Una niña de 8 años camina rumbo a la escuela en el resguardo de Tacueyó, en el municipio de Toribío. Avanza con su hermana pequeña atada a la espalda y su hermano cogido de la mano. Lleva crispetas hechas por ella para vender y ganar unos pesos. Aunque es indígena Nasa, más que en la Madre Tierra, cree en Jesucristo. Su nombre mismo revela el camino de su fe: Cristina Bautista.
Pronto dejará la escuela de la vereda La Capilla porque le pedirán media libra de arroz que su familia no puede costear. Quiere seguir estudiando, conocer el mundo más allá de las montañas del Cauca, el único paisaje que conoce. Ignora que visitará otros países, que se hará profesional en Cali y que aprenderá a tejer las faldas que ella vestirá. Ignora, en su mente niña, que su rostro decorará murales en Cali, Nueva York, México y Toribío.
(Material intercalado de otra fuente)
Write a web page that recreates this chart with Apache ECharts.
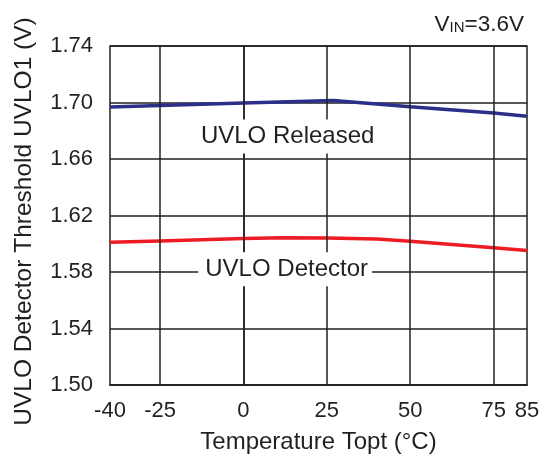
<!DOCTYPE html>
<html><head><meta charset="utf-8">
<script src="https://cdn.jsdelivr.net/npm/echarts@6/dist/echarts.min.js"></script>
<style>html,body{margin:0;padding:0;background:#fff}#c{width:548px;height:459px}</style>
</head><body><div id="c"></div>
<script>
// Data
const releasedTemp = [-40, -25, 0, 27, 50, 75, 85];
const releasedV    = [1.6968, 1.6978, 1.6997, 1.7015, 1.6970, 1.6925, 1.6903];
const detectorTemp = [-40, -25, 0, 12, 25, 40, 50, 75, 85];
const detectorV    = [1.6010, 1.6020, 1.6037, 1.6042, 1.6040, 1.6034, 1.6018, 1.5972, 1.5953];
const xTickLabels  = [-40, -25, 0, 25, 50, 75, 85];
const xGridValues  = [-25, 0, 25, 50, 75];
const annotations  = [
  { text: 'UVLO Released', t: 12.8, v: 1.6760 },
  { text: 'UVLO Detector', t: 12.5, v: 1.5820 }
];

const ink = '#231f20';
const font = 'Liberation Sans, Arial, sans-serif';
const chart = echarts.init(document.getElementById('c'));
chart.setOption({
  animation: false,
  backgroundColor: '#fff',
  textStyle: { fontFamily: font, color: ink },
  title: {
    right: 19, top: 8,
    text: '{a|V}{b|IN}{a|=3.6V}',
    textStyle: {
      fontWeight: 'normal',
      rich: {
        a: { fontSize: 22.5, fontFamily: font, color: ink, fontWeight: 'normal' },
        b: { fontSize: 15, fontFamily: font, color: ink, fontWeight: 'normal', verticalAlign: 'bottom', padding: [0,0,1,0] }
      }
    }
  },
  grid: { left: 110, right: 21, top: 46, bottom: 72, show: true, borderColor: ink, borderWidth: 1.5, backgroundColor: 'transparent' },
  xAxis: {
    type: 'value', min: -40, max: 85, interval: 5,
    name: 'Temperature Topt (°C)', nameLocation: 'middle', nameGap: 45,
    nameTextStyle: { fontSize: 24, color: ink, fontFamily: font },
    axisLine: { show: true, lineStyle: { color: ink, width: 1.5 } },
    axisTick: { show: false },
    splitLine: { show: false },
    axisLabel: {
      fontSize: 22, color: ink, margin: 15, fontFamily: font,
      formatter: v => xTickLabels.indexOf(Math.round(v)) >= 0 && Math.abs(v - Math.round(v)) < 1e-6 ? String(Math.round(v)) : ''
    }
  },
  yAxis: {
    type: 'value', min: 1.50, max: 1.74, interval: 0.04,
    name: 'UVLO Detector Threshold UVLO1 (V)', nameLocation: 'middle', nameGap: 73,
    nameTextStyle: { fontSize: 24.5, color: ink, fontFamily: font, padding: [0, 12, 0, 0] },
    axisLine: { show: true, lineStyle: { color: ink, width: 1.5 } },
    axisTick: { show: false },
    splitLine: { show: true, lineStyle: { color: ink, width: 1.5 } },
    axisLabel: { fontSize: 22, color: ink, margin: 17, fontFamily: font, formatter: v => v.toFixed(2) }
  },
  series: [
    {
      type: 'line', data: [], z: 1, silent: true,
      markLine: {
        symbol: 'none', silent: true, label: { show: false },
        lineStyle: { color: ink, width: 1.5, type: 'solid' },
        data: xGridValues.map(x => ({ xAxis: x }))
      }
    },
    {
      name: 'Released', type: 'line', z: 3, symbol: 'none',
      lineStyle: { color: '#2b2f8a', width: 3.5 },
      data: releasedTemp.map((t, i) => [t, releasedV[i]])
    },
    {
      name: 'Detector', type: 'line', z: 3, symbol: 'none',
      lineStyle: { color: '#ed1c24', width: 3.5 },
      data: detectorTemp.map((t, i) => [t, detectorV[i]])
    },
    {
      type: 'scatter', z: 5, silent: true, symbolSize: 1,
      itemStyle: { color: '#fff', opacity: 1 },
      label: {
        show: true, position: 'inside', formatter: p => p.data.name,
        fontSize: 24, color: ink, fontFamily: font,
        backgroundColor: '#fff', padding: [5, 4, 5, 7]
      },
      data: annotations.map(a => ({ name: a.text, value: [a.t, a.v] }))
    }
  ]
});
</script></body></html>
Que luchará por las mujeres de su tierra, hablará por los indígenas en la ONU y ocupará el cargo de gobernadora de su resguardo. Y que la tarde del 29 de octubre de 2019 será asesinada, a los 42 años.
Tenía solo 12 cuando se marchó a Corinto para trabajar como lavandera de un hombre que se dedicaba a cortar caña. En ese municipio empezó a asistir a la iglesia pentecostal, donde le enseñaron a coser. Hacía vestidos y faldas para sus hermanas y su mamá. Se puso la meta de ahorrar para comprar una máquina y montar un negocio de corte y confección. Luego viajó a Cali, donde después de soportar un intento de abuso sexual, conoció a una mujer que la empleó en servicio doméstico y la matriculó en el colegio Santa Librada, que le otorgó el título de bachiller. Sus padres estaban tan orgullosos, que por primera vez se aventuraron a viajar a Cali. Hasta entonces no conocían ninguna ciudad: los semáforos, las avenidas, el ruido.
“Ella era muy perseverante. Tenía en la cabeza que quería ser profesional, sin importar lo que tuviera que esforzarse”, cuenta Yoly Chantre, su gran amiga y compañera en la lucha por las mujeres del Cauca. Cristina estudiaba trabajo social en la Universidad del Valle y atendía un carrito ambulante de venta de cholados junto a las canchas panamericanas. Un día la Secretaría de Salud le quitó el puesto y se quedó en el aire. Sin dinero, Cristina empezó a pasar hambre. Entre semana solo comía el almuerzo que le daban gratis en la universidad, y los fines de semana soportaba un hambre tan honda, que el pelo se le caía y su mente desvariaba.